486 Dead: Kernel Maintainers Declare War on Vintage Processors, Citing PS2's 53 Million Transistors vs. 1.2 Million
The Linux kernel is actively signaling the removal of support for the i486 CPU architecture in mainline versions, affecting modern development paths.
The argument splits into two camps. One side, backed by figures like Powderhorn and AndrewZabar, demands abandonment, framing the maintenance of 486 support as a drag on modern x86-32 development. They point to the massive technological gap—comparing 486's 1.2 million transistors to PS2's 53 million—as justification for cutting support. Conversely, users like empireOfLove2 argue the removal is reckless, pointing to an 'ungodly insane' quantity of operational industrial control systems still dependent on this ancient hardware.
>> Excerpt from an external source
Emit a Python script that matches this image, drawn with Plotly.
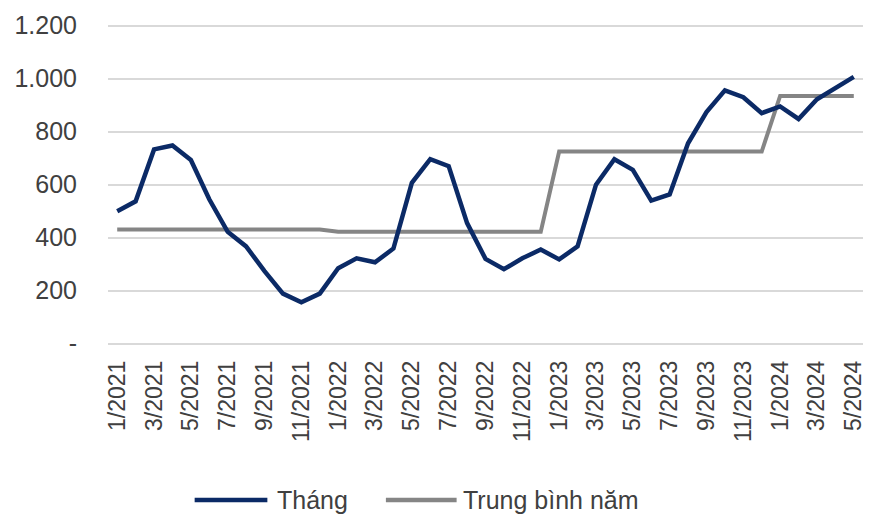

The core takeaway is that while the mainline kernel team views this as a necessary product pruning—a decision of 'mainstream inertia' according to Feyter—the open nature of Linux suggests the functionality isn't technically impossible to revive. The immediate reality is that non-mainline, specialized distributions will keep the support alive far longer than the kernel commit cycle suggests.
Key Points
Maintaining 486 support slows development for modern hardware.
Powderhorn argues support requires 'compatibility glue' that detracts from developing modern features.
The issue is one of product decision, not technical impossibility.
Feyter states the removal is a 'core product decision' made by mainline developers.
Industrial systems will keep 486 running long after mainline abandonment.
empireOfLove2 notes the existence of specialized, unmanaged industrial hardware still relying on 486.
The obsolescence date extends far past initial kernel changes.
Redjard suggests the functional end-of-life for supported systems might push past 2032.
The historical precedent shows mainline focus never was on 16-bit architecture.
mkwt points out that the Linux kernel has never prioritized 16-bit processors.